The evidence of this past weekend’s blizzard from the Palisades Tahoe ski resort in Olympic Valley, Calif., clockwise: the bottom of the lift, the buried top of one of the lifts, the roof of the patrol shack, and snow cornices on the base area buildings.
A changing of the guard this week in climate disclosure for investors as a nonprofit successfully launches a new satellite to detect harmful methane plumes while the U.S. government scales back its efforts to enforce more transparency in the face of bitter, partisan politics.
MethaneSAT, an 800-pound satellite developed by the Environmental Defense Fund along with Harvard and the New Zealand Space Agency, successfully launched from California into orbit on Monday. The $88 million satellite is expected to circle the earth 15 times a day, scanning an area about 125 miles wide, making it the largest methane detector satellite among many already in space.
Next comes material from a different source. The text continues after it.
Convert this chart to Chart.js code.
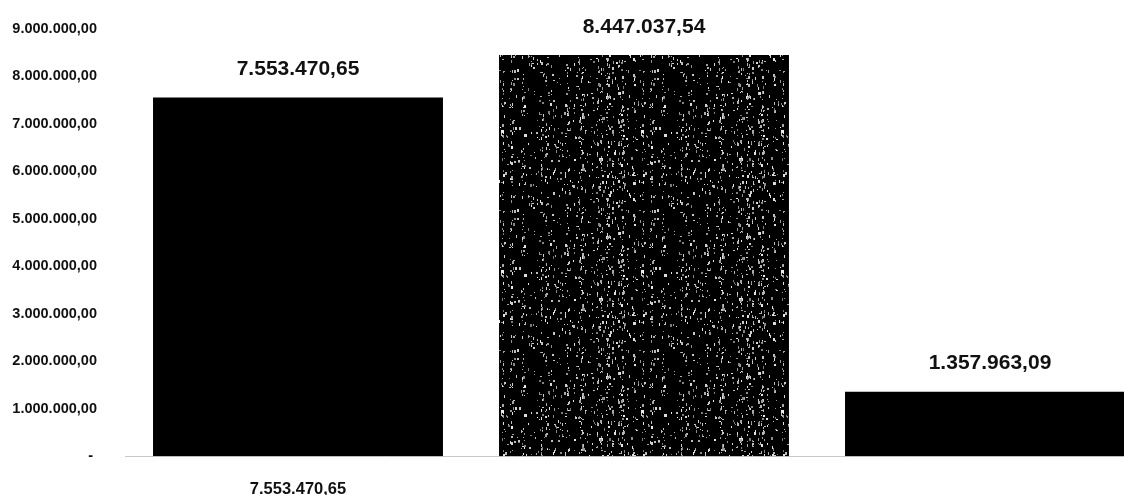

First photos and data were not yet available as of press time here.
It’s also the first satellite developed by a nonprofit focused on the environment, an important development as breakthroughs in climate mitigation have increasingly been led by non-profits, as opposed to public companies or governments. EDF pledged that the data will be available not only to government, academics and businesses, but directly to the public.
The data will show where the troubled methane releases are on a real-time basis, exposing fossil fuel companies with the most leaks. But also recording improvements being made as companies work to reduce emissions.
The big step forward in climate disclosure comes as the Securities and Exchange Commission prepares to vote Wednesday on a two-year-old proposal to require public companies to disclose emissions data, putting the U.S. in line with Europe, parts of the Asia-Pacific, and some states such as California. But the SEC has reportedly stepped back from a controversial proposal to include data on supply chains in the requirement, effectively taking away most of the new rule’s value in the face of legal threats from anti-climate forces.
Two steps forward, one step back. Technology once again outpaces regulation.